No! Good GMs do not draft for need. There are many other options for rounding out the roster and filling in weak spots. Passing on the BPA and throwing draft selections at needs is what perennial losers do. Not only is it poor roster building from a long-term perspective, but it is also a poor way to address a need since predicting the performance of a rookie player is impossible. Therefore, relying on a rookie to address a need is foolish.
I generally agree with your comments around here, and I'm not exactly disagreeing with the main point of the part of this comment that I gave
boldface and
color emphasis above. More specifically, I agree that relying on a rookie for a given role on an NFL team is risky. I just want to suggest the possibility that finding the distribution of likely results for any given player, including a rookie, is not impossible. However, I'll agree that most people (and teams) haven't figured out how to reliably predict the performance of rookies.
One of the myths about baseball that Bill James destroyed (working alone as a night watchman in a pork-and-beans cannery with time on his hands) was the idea that minor-league performance didn't tell you anything about how the player would do in the majors. James figured out that
if you adjust stats for league and park, minor-league stats can tell you quite a bit about how that player would do in the majors. An easy example is that the Pacific Coast League tended to inflate offensive performance, and then Dodgers players who had hit like Ted Williams in AAA were promoted to play in Dodger Stadium, which was then one of the most offense-
deflating parks in MLB, and their performance at the plate was nowhere close to what "experts" had expected. But this kind of lack of adjustment affected the evaluations of major-league players too. Wrigley Field used to inflate offense a lot relative to the rest of the league (this was before the abomination in Colorado), so the North Side Chumps always thought they had enough offense and needed more defense and pitching. Similarly, the Dodgers always thought they had enough pitching and needed better hitters because Dodger Stadium was inflating the performance of the former and deflating the performance of the latter. Some bad hitters who played in "hitters' parks" ended up getting big contracts and then not hitting like people had been expecting them to hit.
If you look at giant NFL trade (and contract-extension) busts like Jamal Adams and Russell Wilson, to use two examples with which we're all quite familiar, it's clear that in each case, the team paying a lot to acquire a player and then giving him an extension did a terrible job predicting the future performance of an established NFL player. So the difficulties teams have evaluating future player performance are not limited to rookie performance. One advantage of making such a mistake with a rookie rather than a veteran is that the financial impact tends to be lower. The Broncos are utterly screwed this year and will still be feeling quite a bit of salary-cap pain in 2025 because of a giant mistake they made in predicting the future performance of a veteran.

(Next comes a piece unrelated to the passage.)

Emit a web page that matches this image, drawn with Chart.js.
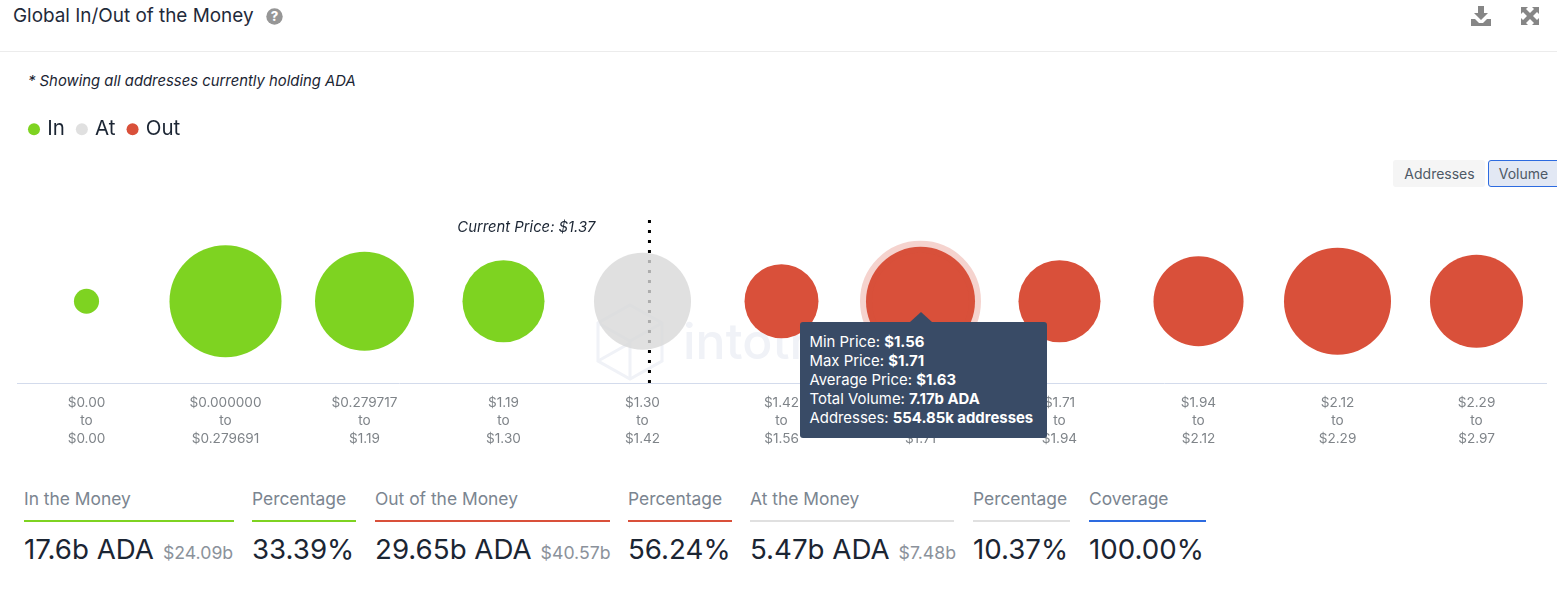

Another example from not all that long ago that shows that NFL teams have a lot of difficulty projecting veteran performance too is the 2011 Philadelphia Eagles' spending spree and construction of their so-called "dream team." The Eagles' 2011 "dream team" won two
fewer games than the 2010 team had won (10-6 in 2010, 8-8 in 2011). The early Carroll Seahawks convincingly beat that "dream team" 31-14 for one of just seven victories that season. Neither team made the playoffs.